_Written instruction:_
Give every entry again, unchanged, and leave its images out.

##### Records for the exercise

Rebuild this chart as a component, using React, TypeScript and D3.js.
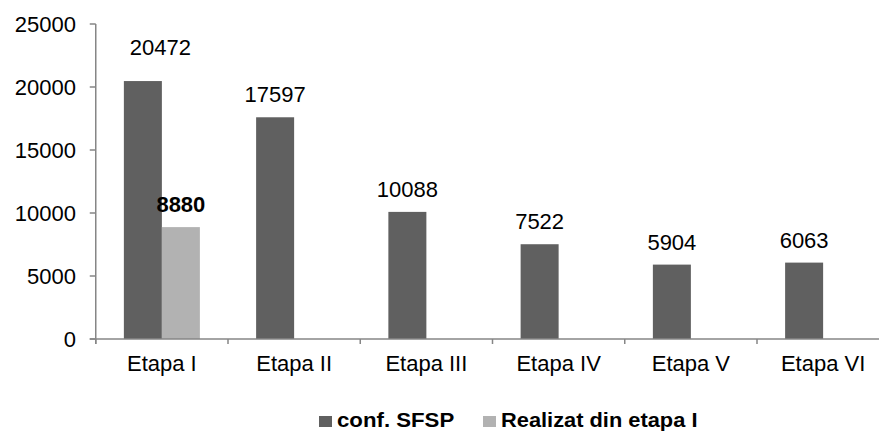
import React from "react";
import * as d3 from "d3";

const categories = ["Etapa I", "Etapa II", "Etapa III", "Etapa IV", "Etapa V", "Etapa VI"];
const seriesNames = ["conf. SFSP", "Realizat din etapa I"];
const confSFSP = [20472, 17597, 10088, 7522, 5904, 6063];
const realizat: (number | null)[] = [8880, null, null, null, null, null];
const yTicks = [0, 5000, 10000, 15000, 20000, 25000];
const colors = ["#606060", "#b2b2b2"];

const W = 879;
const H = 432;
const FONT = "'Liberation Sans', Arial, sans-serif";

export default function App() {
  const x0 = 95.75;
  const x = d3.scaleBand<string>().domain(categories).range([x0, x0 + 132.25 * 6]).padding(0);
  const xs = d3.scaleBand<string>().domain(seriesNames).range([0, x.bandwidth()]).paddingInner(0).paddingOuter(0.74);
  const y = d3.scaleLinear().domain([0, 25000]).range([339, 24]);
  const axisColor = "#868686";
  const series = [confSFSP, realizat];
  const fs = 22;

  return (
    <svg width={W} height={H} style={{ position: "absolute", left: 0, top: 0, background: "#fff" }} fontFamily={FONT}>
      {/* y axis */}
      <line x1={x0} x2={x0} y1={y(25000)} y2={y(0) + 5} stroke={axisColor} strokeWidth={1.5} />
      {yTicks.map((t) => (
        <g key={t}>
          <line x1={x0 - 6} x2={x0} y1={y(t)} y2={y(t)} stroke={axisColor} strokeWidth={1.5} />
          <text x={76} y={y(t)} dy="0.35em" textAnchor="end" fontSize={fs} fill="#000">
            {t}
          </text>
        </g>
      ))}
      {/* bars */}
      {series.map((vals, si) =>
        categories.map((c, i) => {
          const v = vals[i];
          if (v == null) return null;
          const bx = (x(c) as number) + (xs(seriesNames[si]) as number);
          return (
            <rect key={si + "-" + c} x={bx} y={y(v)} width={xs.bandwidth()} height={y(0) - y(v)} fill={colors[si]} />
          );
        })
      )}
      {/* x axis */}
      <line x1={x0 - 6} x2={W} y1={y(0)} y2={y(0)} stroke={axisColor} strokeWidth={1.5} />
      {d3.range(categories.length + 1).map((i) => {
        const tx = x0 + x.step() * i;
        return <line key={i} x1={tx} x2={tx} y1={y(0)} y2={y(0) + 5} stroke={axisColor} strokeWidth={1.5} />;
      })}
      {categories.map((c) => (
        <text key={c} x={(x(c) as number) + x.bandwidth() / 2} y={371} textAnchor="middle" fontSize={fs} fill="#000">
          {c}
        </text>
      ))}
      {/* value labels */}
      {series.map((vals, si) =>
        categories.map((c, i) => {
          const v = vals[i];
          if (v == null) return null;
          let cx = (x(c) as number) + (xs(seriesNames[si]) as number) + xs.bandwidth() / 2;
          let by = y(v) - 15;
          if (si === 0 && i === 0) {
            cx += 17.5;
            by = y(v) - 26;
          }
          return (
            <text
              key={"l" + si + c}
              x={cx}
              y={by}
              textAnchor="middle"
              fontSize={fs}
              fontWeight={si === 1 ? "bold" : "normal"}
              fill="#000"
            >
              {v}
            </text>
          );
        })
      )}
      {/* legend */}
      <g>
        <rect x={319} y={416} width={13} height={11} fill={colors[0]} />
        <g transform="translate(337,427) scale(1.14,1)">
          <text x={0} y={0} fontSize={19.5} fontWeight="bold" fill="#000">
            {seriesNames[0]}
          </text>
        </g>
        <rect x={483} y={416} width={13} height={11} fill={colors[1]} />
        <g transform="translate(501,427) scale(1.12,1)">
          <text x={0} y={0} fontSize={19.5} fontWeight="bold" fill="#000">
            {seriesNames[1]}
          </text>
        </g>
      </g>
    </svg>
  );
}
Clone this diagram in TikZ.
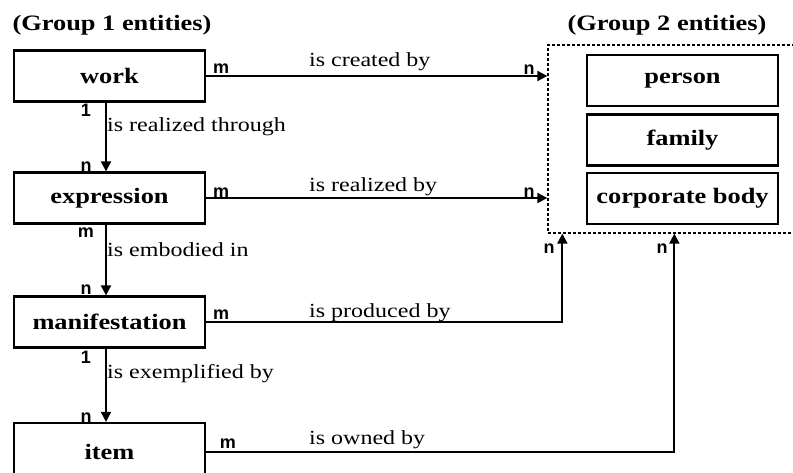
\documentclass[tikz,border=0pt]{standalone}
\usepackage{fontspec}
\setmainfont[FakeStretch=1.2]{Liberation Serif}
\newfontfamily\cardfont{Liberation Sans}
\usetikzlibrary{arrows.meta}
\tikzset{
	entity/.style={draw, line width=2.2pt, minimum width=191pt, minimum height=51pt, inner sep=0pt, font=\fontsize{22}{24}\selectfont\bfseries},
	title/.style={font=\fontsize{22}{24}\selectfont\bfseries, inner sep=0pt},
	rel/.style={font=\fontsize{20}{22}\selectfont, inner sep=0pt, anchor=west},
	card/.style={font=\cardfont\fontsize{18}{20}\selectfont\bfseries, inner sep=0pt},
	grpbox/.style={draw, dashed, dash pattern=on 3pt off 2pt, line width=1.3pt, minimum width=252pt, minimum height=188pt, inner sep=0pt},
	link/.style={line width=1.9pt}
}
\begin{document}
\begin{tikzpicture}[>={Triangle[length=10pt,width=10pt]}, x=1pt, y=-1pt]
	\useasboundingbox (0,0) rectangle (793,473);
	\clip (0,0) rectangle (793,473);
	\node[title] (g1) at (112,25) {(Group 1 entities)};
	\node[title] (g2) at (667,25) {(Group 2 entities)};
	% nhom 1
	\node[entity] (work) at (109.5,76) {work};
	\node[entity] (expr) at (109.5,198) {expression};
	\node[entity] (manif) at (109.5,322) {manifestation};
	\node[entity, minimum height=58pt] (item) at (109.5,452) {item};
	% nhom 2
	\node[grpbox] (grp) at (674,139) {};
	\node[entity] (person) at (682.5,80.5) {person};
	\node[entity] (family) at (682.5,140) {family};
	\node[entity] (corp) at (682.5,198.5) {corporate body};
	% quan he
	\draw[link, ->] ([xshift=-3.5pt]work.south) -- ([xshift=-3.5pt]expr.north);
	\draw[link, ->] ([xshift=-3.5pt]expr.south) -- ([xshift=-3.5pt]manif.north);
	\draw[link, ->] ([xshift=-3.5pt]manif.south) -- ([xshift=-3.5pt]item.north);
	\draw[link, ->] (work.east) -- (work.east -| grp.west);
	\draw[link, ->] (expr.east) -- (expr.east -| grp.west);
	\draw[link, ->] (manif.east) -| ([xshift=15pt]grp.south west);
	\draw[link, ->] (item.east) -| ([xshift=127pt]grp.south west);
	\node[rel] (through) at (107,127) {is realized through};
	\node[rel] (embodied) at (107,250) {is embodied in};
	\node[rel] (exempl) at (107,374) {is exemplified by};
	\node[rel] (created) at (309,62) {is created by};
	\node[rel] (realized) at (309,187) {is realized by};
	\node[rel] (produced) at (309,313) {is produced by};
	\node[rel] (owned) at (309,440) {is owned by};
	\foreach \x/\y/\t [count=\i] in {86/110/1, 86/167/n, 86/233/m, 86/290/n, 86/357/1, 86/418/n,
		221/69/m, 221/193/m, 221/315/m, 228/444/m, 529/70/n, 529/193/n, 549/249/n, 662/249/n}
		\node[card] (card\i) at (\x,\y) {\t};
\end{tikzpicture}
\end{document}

##########

_Answer in full:_
Rebuild this chart as a component, using React, TypeScript and D3.js.
import React from "react";
import * as d3 from "d3";

const categories = ["Etapa I", "Etapa II", "Etapa III", "Etapa IV", "Etapa V", "Etapa VI"];
const seriesNames = ["conf. SFSP", "Realizat din etapa I"];
const confSFSP = [20472, 17597, 10088, 7522, 5904, 6063];
const realizat: (number | null)[] = [8880, null, null, null, null, null];
const yTicks = [0, 5000, 10000, 15000, 20000, 25000];
const colors = ["#606060", "#b2b2b2"];

const W = 879;
const H = 432;
const FONT = "'Liberation Sans', Arial, sans-serif";

export default function App() {
  const x0 = 95.75;
  const x = d3.scaleBand<string>().domain(categories).range([x0, x0 + 132.25 * 6]).padding(0);
  const xs = d3.scaleBand<string>().domain(seriesNames).range([0, x.bandwidth()]).paddingInner(0).paddingOuter(0.74);
  const y = d3.scaleLinear().domain([0, 25000]).range([339, 24]);
  const axisColor = "#868686";
  const series = [confSFSP, realizat];
  const fs = 22;

  return (
    <svg width={W} height={H} style={{ position: "absolute", left: 0, top: 0, background: "#fff" }} fontFamily={FONT}>
      {/* y axis */}
      <line x1={x0} x2={x0} y1={y(25000)} y2={y(0) + 5} stroke={axisColor} strokeWidth={1.5} />
      {yTicks.map((t) => (
        <g key={t}>
          <line x1={x0 - 6} x2={x0} y1={y(t)} y2={y(t)} stroke={axisColor} strokeWidth={1.5} />
          <text x={76} y={y(t)} dy="0.35em" textAnchor="end" fontSize={fs} fill="#000">
            {t}
          </text>
        </g>
      ))}
      {/* bars */}
      {series.map((vals, si) =>
        categories.map((c, i) => {
          const v = vals[i];
          if (v == null) return null;
          const bx = (x(c) as number) + (xs(seriesNames[si]) as number);
          return (
            <rect key={si + "-" + c} x={bx} y={y(v)} width={xs.bandwidth()} height={y(0) - y(v)} fill={colors[si]} />
          );
        })
      )}
      {/* x axis */}
      <line x1={x0 - 6} x2={W} y1={y(0)} y2={y(0)} stroke={axisColor} strokeWidth={1.5} />
      {d3.range(categories.length + 1).map((i) => {
        const tx = x0 + x.step() * i;
        return <line key={i} x1={tx} x2={tx} y1={y(0)} y2={y(0) + 5} stroke={axisColor} strokeWidth={1.5} />;
      })}
      {categories.map((c) => (
        <text key={c} x={(x(c) as number) + x.bandwidth() / 2} y={371} textAnchor="middle" fontSize={fs} fill="#000">
          {c}
        </text>
      ))}
      {/* value labels */}
      {series.map((vals, si) =>
        categories.map((c, i) => {
          const v = vals[i];
          if (v == null) return null;
          let cx = (x(c) as number) + (xs(seriesNames[si]) as number) + xs.bandwidth() / 2;
          let by = y(v) - 15;
          if (si === 0 && i === 0) {
            cx += 17.5;
            by = y(v) - 26;
          }
          return (
            <text
              key={"l" + si + c}
              x={cx}
              y={by}
              textAnchor="middle"
              fontSize={fs}
              fontWeight={si === 1 ? "bold" : "normal"}
              fill="#000"
            >
              {v}
            </text>
          );
        })
      )}
      {/* legend */}
      <g>
        <rect x={319} y={416} width={13} height={11} fill={colors[0]} />
        <g transform="translate(337,427) scale(1.14,1)">
          <text x={0} y={0} fontSize={19.5} fontWeight="bold" fill="#000">
            {seriesNames[0]}
          </text>
        </g>
        <rect x={483} y={416} width={13} height={11} fill={colors[1]} />
        <g transform="translate(501,427) scale(1.12,1)">
          <text x={0} y={0} fontSize={19.5} fontWeight="bold" fill="#000">
            {seriesNames[1]}
          </text>
        </g>
      </g>
    </svg>
  );
}
Clone this diagram in TikZ.
\documentclass[tikz,border=0pt]{standalone}
\usepackage{fontspec}
\setmainfont[FakeStretch=1.2]{Liberation Serif}
\newfontfamily\cardfont{Liberation Sans}
\usetikzlibrary{arrows.meta}
\tikzset{
	entity/.style={draw, line width=2.2pt, minimum width=191pt, minimum height=51pt, inner sep=0pt, font=\fontsize{22}{24}\selectfont\bfseries},
	title/.style={font=\fontsize{22}{24}\selectfont\bfseries, inner sep=0pt},
	rel/.style={font=\fontsize{20}{22}\selectfont, inner sep=0pt, anchor=west},
	card/.style={font=\cardfont\fontsize{18}{20}\selectfont\bfseries, inner sep=0pt},
	grpbox/.style={draw, dashed, dash pattern=on 3pt off 2pt, line width=1.3pt, minimum width=252pt, minimum height=188pt, inner sep=0pt},
	link/.style={line width=1.9pt}
}
\begin{document}
\begin{tikzpicture}[>={Triangle[length=10pt,width=10pt]}, x=1pt, y=-1pt]
	\useasboundingbox (0,0) rectangle (793,473);
	\clip (0,0) rectangle (793,473);
	\node[title] (g1) at (112,25) {(Group 1 entities)};
	\node[title] (g2) at (667,25) {(Group 2 entities)};
	% nhom 1
	\node[entity] (work) at (109.5,76) {work};
	\node[entity] (expr) at (109.5,198) {expression};
	\node[entity] (manif) at (109.5,322) {manifestation};
	\node[entity, minimum height=58pt] (item) at (109.5,452) {item};
	% nhom 2
	\node[grpbox] (grp) at (674,139) {};
	\node[entity] (person) at (682.5,80.5) {person};
	\node[entity] (family) at (682.5,140) {family};
	\node[entity] (corp) at (682.5,198.5) {corporate body};
	% quan he
	\draw[link, ->] ([xshift=-3.5pt]work.south) -- ([xshift=-3.5pt]expr.north);
	\draw[link, ->] ([xshift=-3.5pt]expr.south) -- ([xshift=-3.5pt]manif.north);
	\draw[link, ->] ([xshift=-3.5pt]manif.south) -- ([xshift=-3.5pt]item.north);
	\draw[link, ->] (work.east) -- (work.east -| grp.west);
	\draw[link, ->] (expr.east) -- (expr.east -| grp.west);
	\draw[link, ->] (manif.east) -| ([xshift=15pt]grp.south west);
	\draw[link, ->] (item.east) -| ([xshift=127pt]grp.south west);
	\node[rel] (through) at (107,127) {is realized through};
	\node[rel] (embodied) at (107,250) {is embodied in};
	\node[rel] (exempl) at (107,374) {is exemplified by};
	\node[rel] (created) at (309,62) {is created by};
	\node[rel] (realized) at (309,187) {is realized by};
	\node[rel] (produced) at (309,313) {is produced by};
	\node[rel] (owned) at (309,440) {is owned by};
	\foreach \x/\y/\t [count=\i] in {86/110/1, 86/167/n, 86/233/m, 86/290/n, 86/357/1, 86/418/n,
		221/69/m, 221/193/m, 221/315/m, 228/444/m, 529/70/n, 529/193/n, 549/249/n, 662/249/n}
		\node[card] (card\i) at (\x,\y) {\t};
\end{tikzpicture}
\end{document}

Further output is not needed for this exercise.